I gave it to her. She looked at it, smelled it, and smiled. “I used to love these things,” she said to me as she paid for it.
“Why don’t you get more?” I asked—Tsu Tsu’s voice ringing in my ears-sell the chocolate! , “I mean it is Valentine’s Day”
“Actually,” she replied, “I won’t even eat this one.”
“Huh?” I wasn’t quite sure of her logic and my sugar induced insulin surge was making me dizzy.
“You see,” she explained, “I used to eat quite a lot of these, in fact so many that I weighed eighty pounds more than I do now. Then one day I decided that I had had enough. That even though they tasted divine, the moment of pleasure I got was not worth all of the agony they caused me being overweight. So I stopped eating these and all the other sugary foods that I ate.”
“So why did you buy one then?”
“To remind myself that I have a choice, I could choose to eat this, but what I get from being thin is much richer and far more decadent”
“So you’re buying it but not going to eat it?”

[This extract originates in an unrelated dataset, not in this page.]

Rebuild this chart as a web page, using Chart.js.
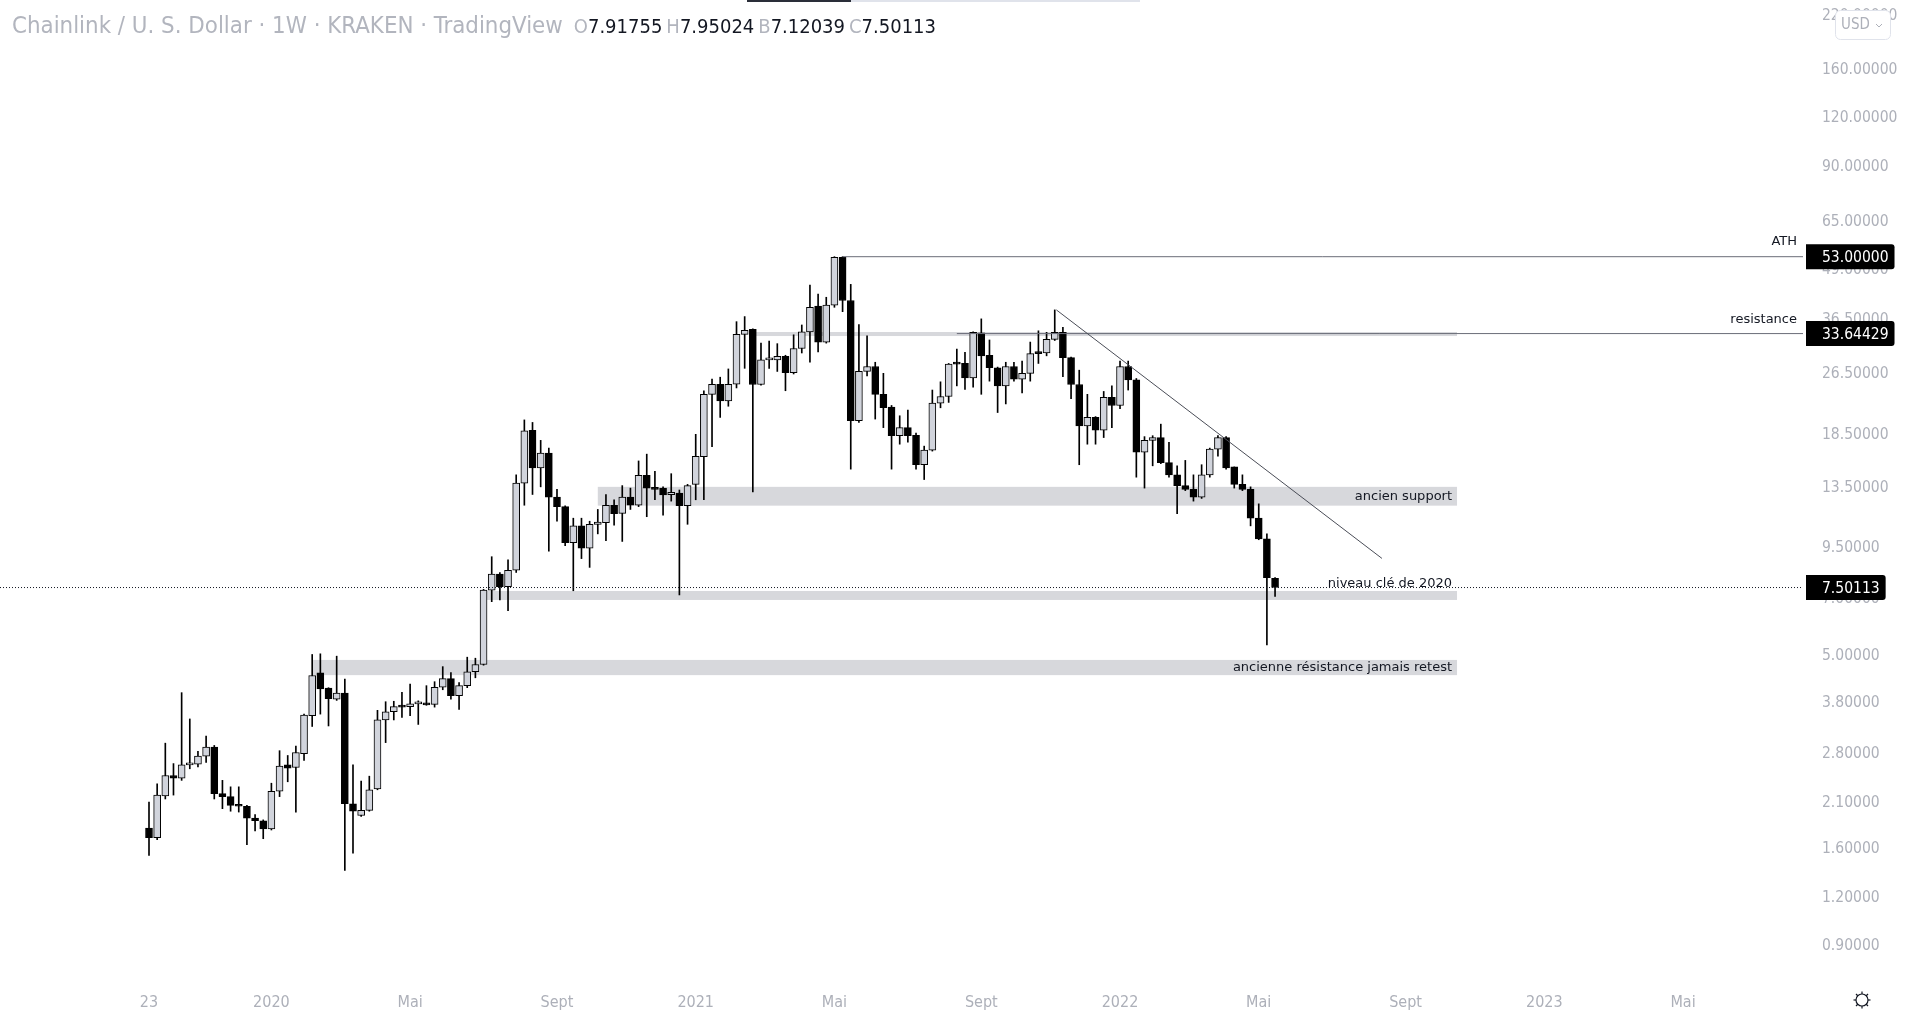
<!DOCTYPE html>
<html>
<head>
<meta charset="utf-8">
<title>Chainlink / U. S. Dollar 1W</title>
<script src="https://cdn.jsdelivr.net/npm/chart.js@4.4.1/dist/chart.umd.min.js"></script>
<style>
  html, body { margin: 0; padding: 0; background: #ffffff; overflow: hidden; }
  #box { position: relative; width: 1920px; height: 1015px; }
  #chart { position: absolute; left: 0; top: 0; }
  #legend { position: absolute; left: 12px; top: 11px; white-space: nowrap;
            font-family: 'DejaVu Sans Condensed', 'DejaVu Sans', sans-serif; color: #b2b5be; }
  #legend .title { font-size: 23.8px; }
  #legend .ohlc { font-size: 20px; margin-left: 11px; }
  #legend .ohlc b { font-weight: normal; color: #131722; margin-right: 4px; }
</style>
</head>
<body>
<div id="box">
  <canvas id="chart" width="1920" height="1015"></canvas>
  <div id="legend"><span class="title">Chainlink / U. S. Dollar · 1W · KRAKEN · TradingView</span><span class="ohlc">O<b>7.91755</b>H<b>7.95024</b>B<b>7.12039</b>C<b>7.50113</b></span></div>
</div>
<script>
// weekly candles, 23 Sept 2019 -> 16 May 2022
const opens = [
  1.81, 1.71, 2.19, 2.47, 2.43, 2.63, 2.64, 2.77, 2.92, 2.22,
  2.18, 2.08, 2.06, 1.92, 1.89, 1.80, 2.25, 2.63, 2.59, 2.81,
  3.52, 4.53, 4.14, 3.88, 4.02, 2.09, 1.95, 2.01, 2.28, 3.43,
  3.60, 3.74, 3.71, 3.77, 3.79, 3.76, 4.16, 4.38, 3.96, 4.20,
  4.56, 4.76, 7.39, 8.12, 7.54, 8.31, 13.9, 18.98, 15.2, 16.6,
  12.8, 12.1, 9.78, 10.8, 9.46, 10.9, 11.0, 12.2, 11.63, 12.8,
  12.2, 14.56, 13.5, 13.5, 12.99, 13.1, 12.17, 13.8, 16.26, 23.5,
  24.94, 22.6, 24.94, 33.5, 34.5, 24.9, 28.8, 28.8, 29.4, 26.7,
  30.8, 34.0, 39.6, 32.0, 39.8, 52.8, 40.9, 20.1, 26.9, 27.7,
  23.5, 21.8, 18.4, 19.3, 18.45, 15.5, 16.9, 22.3, 23.2, 28.2,
  28.2, 25.9, 33.8, 29.6, 27.5, 24.7, 27.7, 25.7, 26.6, 30.1,
  30.0, 32.5, 33.9, 29.2, 24.9, 19.5, 20.5, 19.0, 23.1, 22.0,
  27.7, 25.6, 16.7, 17.9, 18.2, 15.7, 14.6, 13.7, 13.4, 12.8,
  14.6, 17.0, 18.2, 15.3, 13.8, 13.4, 11.3, 10.0, 7.91755
];
const highs = [
  2.11, 2.35, 2.99, 2.65, 4.03, 3.45, 2.85, 3.12, 2.95, 2.40,
  2.31, 2.31, 2.07, 1.96, 1.90, 2.36, 2.86, 2.78, 2.94, 3.55,
  5.05, 5.07, 4.15, 5.00, 4.37, 2.63, 2.39, 2.46, 3.63, 3.82,
  3.83, 4.04, 4.24, 3.84, 4.20, 4.30, 4.70, 4.54, 4.28, 4.97,
  4.94, 7.42, 9.00, 8.20, 8.83, 14.6, 20.2, 19.9, 17.9, 17.1,
  13.4, 12.15, 11.3, 11.3, 11.1, 11.9, 13.0, 12.6, 13.7, 13.5,
  15.85, 16.5, 14.9, 13.6, 14.7, 13.35, 13.8, 18.55, 24.0, 25.7,
  26.0, 27.3, 36.1, 37.2, 34.6, 31.8, 32.2, 31.7, 29.6, 33.4,
  35.4, 44.8, 42.5, 41.7, 53.0, 53.0, 45.0, 35.5, 33.2, 28.4,
  26.6, 22.0, 20.7, 21.4, 18.7, 17.3, 24.1, 25.3, 28.2, 30.7,
  30.1, 34.0, 36.7, 32.4, 27.6, 28.4, 28.4, 28.6, 32.0, 34.2,
  33.9, 38.7, 34.9, 29.3, 27.1, 23.5, 20.6, 23.9, 24.7, 28.6,
  28.6, 25.8, 18.3, 18.4, 19.7, 17.7, 15.4, 15.9, 14.6, 15.5,
  17.1, 18.4, 18.3, 15.3, 14.6, 13.6, 12.3, 10.3, 7.95024
];
const lows = [
  1.54, 1.69, 2.15, 2.20, 2.40, 2.57, 2.60, 2.67, 2.15, 2.03,
  2.00, 1.99, 1.64, 1.78, 1.70, 1.79, 2.18, 2.38, 1.99, 2.70,
  3.30, 3.55, 3.31, 3.85, 1.41, 1.56, 1.94, 2.00, 2.27, 3.00,
  3.43, 3.48, 3.52, 3.34, 3.74, 3.70, 4.10, 3.88, 3.65, 4.15,
  4.40, 4.74, 6.90, 6.97, 6.54, 8.20, 12.2, 13.0, 13.6, 9.3,
  11.1, 9.6, 7.36, 8.9, 8.45, 10.3, 9.9, 10.85, 9.85, 11.9,
  12.1, 11.4, 12.6, 11.5, 12.5, 7.18, 10.9, 12.6, 12.6, 17.25,
  20.5, 21.9, 24.4, 27.4, 13.2, 24.8, 27.4, 26.9, 24.0, 26.5,
  30.0, 28.4, 30.2, 31.8, 39.3, 38.3, 15.1, 19.9, 26.2, 20.3,
  19.3, 15.1, 17.5, 17.7, 15.1, 14.2, 16.8, 21.7, 22.4, 24.7,
  24.2, 24.5, 23.5, 25.4, 21.1, 22.2, 25.4, 23.7, 25.4, 28.2,
  29.5, 32.3, 26.1, 22.9, 15.5, 17.5, 17.5, 18.2, 19.3, 21.6,
  24.1, 14.4, 13.5, 15.4, 15.6, 14.4, 11.6, 13.3, 12.5, 12.7,
  14.4, 16.3, 15.1, 13.5, 13.3, 10.8, 9.95, 5.34, 7.12039
];
const closes = [
  1.71, 2.20, 2.47, 2.43, 2.63, 2.65, 2.77, 2.92, 2.22, 2.18,
  2.07, 2.06, 1.92, 1.89, 1.80, 2.25, 2.61, 2.58, 2.83, 3.53,
  4.46, 4.12, 3.89, 4.02, 2.09, 2.00, 2.01, 2.27, 3.43, 3.60,
  3.71, 3.70, 3.77, 3.78, 3.75, 4.16, 4.38, 3.96, 4.20, 4.56,
  4.76, 7.39, 8.12, 7.54, 8.31, 13.9, 18.95, 15.2, 16.6, 12.8,
  12.1, 9.78, 10.8, 9.46, 10.9, 11.05, 12.2, 11.6, 12.8, 12.2,
  14.56, 13.5, 13.4, 12.96, 13.17, 12.17, 13.7, 16.3, 23.5, 24.94,
  22.6, 24.94, 33.5, 34.3, 24.9, 28.8, 28.9, 29.4, 26.7, 30.8,
  34.0, 39.3, 32.0, 39.8, 52.8, 40.9, 20.1, 26.9, 27.7, 23.5,
  21.7, 18.4, 19.3, 18.4, 15.5, 16.9, 22.3, 23.2, 28.1, 28.1,
  25.9, 33.9, 29.5, 27.5, 24.7, 27.7, 25.7, 26.6, 29.9, 29.9,
  32.5, 33.9, 29.2, 24.9, 19.5, 20.5, 19.0, 23.1, 22.0, 27.7,
  25.6, 16.7, 17.9, 18.2, 15.7, 14.6, 13.7, 13.4, 12.8, 14.6,
  17.0, 18.2, 15.2, 13.8, 13.4, 11.3, 10.0, 7.95, 7.50113
];

// time axis: week index of each label (0 = 23 Sept 2019)
const xTickPos  = [0, 15, 32, 50, 67, 84, 102, 119, 136, 154, 171, 188];
const xTickText = ['23', '2020', 'Mai', 'Sept', '2021', 'Mai', 'Sept', '2022', 'Mai', 'Sept', '2023', 'Mai'];
const yTicks = [0.9, 1.2, 1.6, 2.1, 2.8, 3.8, 5, 7, 9.5, 13.5, 18.5, 26.5, 36.5, 49, 65, 90, 120, 160, 220];

// drawn zones (week index range, price range)
const zoneStart = [20, 41, 55, 74];
const zoneEnd   = [160.3, 160.3, 160.3, 160.3];
const zoneLow   = [4.47, 6.97, 12.17, 33.16];
const zoneHigh  = [4.89, 7.35, 13.6, 33.96];
const zoneText  = ['ancienne résistance jamais retest', 'niveau clé de 2020', 'ancien support', ''];

const athPrice = 53.0, athStart = 85;
const resPrice = 33.64429, resStart = 99;
const lastPrice = 7.50113;
const trendX = [111.2, 151.1];
const trendY = [38.7, 8.91];

const xMin = -18.26, xMax = 202.7;
const yMin = 0.7077, yMax = 241.6;
const FONT = "'DejaVu Sans Condensed', 'DejaVu Sans', sans-serif";
const TEXT = '#131722';
const AXIS = '#adb0b9';

const idx = opens.map((_, i) => i);

const overlay = {
  id: 'overlay',
  beforeDatasetsDraw(chart) {
    const { ctx, scales: { x, y } } = chart;
    ctx.save();
    ctx.fillStyle = '#d7d8dc';
    zoneStart.forEach((s, k) => {
      const x0 = x.getPixelForValue(s), x1 = x.getPixelForValue(zoneEnd[k]);
      const y0 = y.getPixelForValue(zoneHigh[k]), y1 = y.getPixelForValue(zoneLow[k]);
      ctx.fillRect(x0, y0, x1 - x0, y1 - y0);
    });
    ctx.restore();
  },
  afterDatasetsDraw(chart) {
    const { ctx, chartArea, scales: { x, y } } = chart;
    ctx.save();
    ctx.font = "13px 'DejaVu Sans', sans-serif";
    ctx.fillStyle = TEXT;
    ctx.textAlign = 'right';
    ctx.textBaseline = 'middle';
    zoneText.forEach((t, k) => {
      if (!t) return;
      const xr = x.getPixelForValue(zoneEnd[k]) - 5;
      const yt = y.getPixelForValue(zoneHigh[k]), yb = y.getPixelForValue(zoneLow[k]);
      // the 2020 level label sits on the price line, above its zone
      const yy = k === 1 ? yt - 7 : (yt + yb) / 2;
      ctx.fillText(t, xr, yy);
    });
    ctx.fillText('ATH', chartArea.right - 6, y.getPixelForValue(athPrice) - 15);
    ctx.fillText('resistance', chartArea.right - 6, y.getPixelForValue(resPrice) - 14);
    ctx.restore();
  },
  afterDraw(chart) {
    const { ctx, chartArea, scales: { y } } = chart;
    ctx.save();
    // price tags on the scale
    ctx.font = '15.5px ' + FONT;
    ctx.textBaseline = 'middle';
    ctx.textAlign = 'left';
    [athPrice, resPrice, lastPrice].forEach(v => {
      const yy = y.getPixelForValue(v);
      const t = v.toFixed(5);
      const w = ctx.measureText(t).width;
      const bx = chartArea.right + 3;
      ctx.fillStyle = '#000000';
      ctx.beginPath();
      ctx.roundRect(bx, yy - 12.5, 16 + w + 6, 25, [0, 3, 3, 0]);
      ctx.fill();
      ctx.fillStyle = '#ffffff';
      ctx.fillText(t, chartArea.right + 19, yy + 1);
    });
    // currency button
    ctx.fillStyle = '#ffffff';
    ctx.strokeStyle = '#e0e3eb';
    ctx.lineWidth = 1;
    ctx.beginPath();
    ctx.roundRect(1835.5, 10.5, 55, 29, 5);
    ctx.fill();
    ctx.stroke();
    ctx.fillStyle = AXIS;
    ctx.font = '15px ' + FONT;
    ctx.fillText('USD', 1841, 25.5);
    ctx.strokeStyle = AXIS;
    ctx.beginPath();
    ctx.moveTo(1876, 24); ctx.lineTo(1879, 27); ctx.lineTo(1882, 24);
    ctx.stroke();
    // settings icon
    const cx = 1862, cy = 1000;
    ctx.strokeStyle = TEXT;
    ctx.lineWidth = 1.2;
    ctx.beginPath();
    ctx.arc(cx, cy, 6, 0, Math.PI * 2);
    ctx.stroke();
    for (let a = 0; a < 8; a++) {
      const r = a * Math.PI / 4;
      ctx.beginPath();
      ctx.moveTo(cx + Math.cos(r) * 6, cy + Math.sin(r) * 6);
      ctx.lineTo(cx + Math.cos(r) * 8.5, cy + Math.sin(r) * 8.5);
      ctx.stroke();
    }
    // scroll indicator at the top
    ctx.fillStyle = '#e0e3eb';
    ctx.fillRect(851, 0, 289, 2);
    ctx.fillStyle = '#2a2e39';
    ctx.fillRect(747, 0, 104, 2);
    ctx.restore();
  }
};

const hline = (x0, x1, v, color, dash) => ({
  type: 'line', order: -1,
  data: [{ x: x0, y: v }, { x: x1, y: v }],
  borderColor: color, borderWidth: 1, borderDash: dash || [],
  pointRadius: 0, fill: false
});

new Chart(document.getElementById('chart'), {
  type: 'bar',
  data: {
    datasets: [
      {
        label: 'body', order: 1, grouped: false,
        data: idx.map(i => ({ x: i, y: [opens[i], closes[i]] })),
        backgroundColor: idx.map(i => closes[i] >= opens[i] ? '#d1d4dc' : '#000000'),
        borderColor: '#000000', borderWidth: 1, borderSkipped: false,
        barThickness: 7, minBarLength: 2
      },
      {
        label: 'wick', order: 2, grouped: false,
        data: idx.map(i => ({ x: i, y: [lows[i], highs[i]] })),
        backgroundColor: '#000000', borderWidth: 0, barThickness: 1
      },
      {
        type: 'line', order: -1,
        data: trendX.map((v, k) => ({ x: v, y: trendY[k] })),
        borderColor: '#4a4d57', borderWidth: 1, pointRadius: 0, fill: false
      },
      hline(athStart, xMax, athPrice, '#6a6d78'),
      hline(resStart, xMax, resPrice, '#6a6d78'),
      hline(xMin, xMax, lastPrice, '#131722', [1, 2])
    ]
  },
  options: {
    responsive: false,
    animation: false,
    events: [],
    layout: { padding: 0 },
    plugins: { legend: { display: false }, tooltip: { enabled: false } },
    scales: {
      x: {
        type: 'linear', min: xMin, max: xMax, offset: false,
        grid: { display: false, drawTicks: false },
        border: { display: false },
        afterBuildTicks: s => { s.ticks = xTickPos.map(v => ({ value: v })); },
        afterFit: s => { s.height = 28; s.paddingLeft = 0; s.paddingRight = 0; },
        ticks: {
          autoSkip: false, maxRotation: 0, padding: 6, color: AXIS,
          font: { family: FONT, size: 16 },
          callback: (v, i) => xTickText[i]
        }
      },
      y: {
        type: 'logarithmic', position: 'right', min: yMin, max: yMax, bounds: 'data',
        grid: { display: false, drawTicks: false },
        border: { display: false },
        afterBuildTicks: s => { s.ticks = yTicks.map(v => ({ value: v })); },
        afterFit: s => { s.width = 117; s.paddingTop = 0; s.paddingBottom = 0; },
        ticks: {
          autoSkip: false, padding: 19, color: AXIS,
          font: { family: FONT, size: 15.5 },
          callback: v => Number(v).toFixed(5)
        }
      }
    }
  },
  plugins: [overlay]
});
</script>
</body>
</html>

“Yes, because I have come to realize that even the best chocolate in the world, is not as good as the feeling I get knowing that I am staying true to myself and my desire to be slim and healthy. Thank you for the chocolate, I have really enjoyed it—not eating it that is”. She threw the chocolate in the trash, turned and left. I thought about her logic and how strange it was at the time. I figured well, just another eccentric Manhattanite coming in to add to my surreal Valentine’s Day reality. I did, however, follow her lead and dumped the rest of the chocolates from the sample plate into the trash and immediately felt better! Once the mind has made a decision with 100% of itself, it’s amazing how easy it is to disengage from things that seem to have power over you. I made the decision not to eat any more truffles, the desire lifted and I could sit amongst the Godivas like they were mothballs for the rest of the night.
Now all of these years later, having Shifted and made my journey to where I am now—I understand that woman’s logic. As I am surrounded by chocolates and candies every holiday season (monthly!), I see them in a different light. I do not see them as a source of love, or temptation, or as my sacred space as they used to be—I see them as chocolates—which I could choose to eat or not to-- it’s up to me—it’s a decision.
So this next upcoming holiday season I urge you to make a decision—ahead of time—what your relationship with chocolate will be before you get shoved into a room full of Godiva on an empty stomach. I invite you to make your holidays about practicing stimulus control and staying connected to your Inner Coach and by doing so you give yourself not only the gift of staying connected—but others get to be connected to you as well. This feeling can become a sacred space that you create that lasts a lot longer and feels a lot better than any fleeting enjoyment you would get from any chocolate or anything else for that matter outside of you—because this feeling comes from inside of you. It’s yours for keeps—so it’s truly special and doesn’t melt in your hand when it gets too hot!
Have wonderful Shifted Valentine’s Day!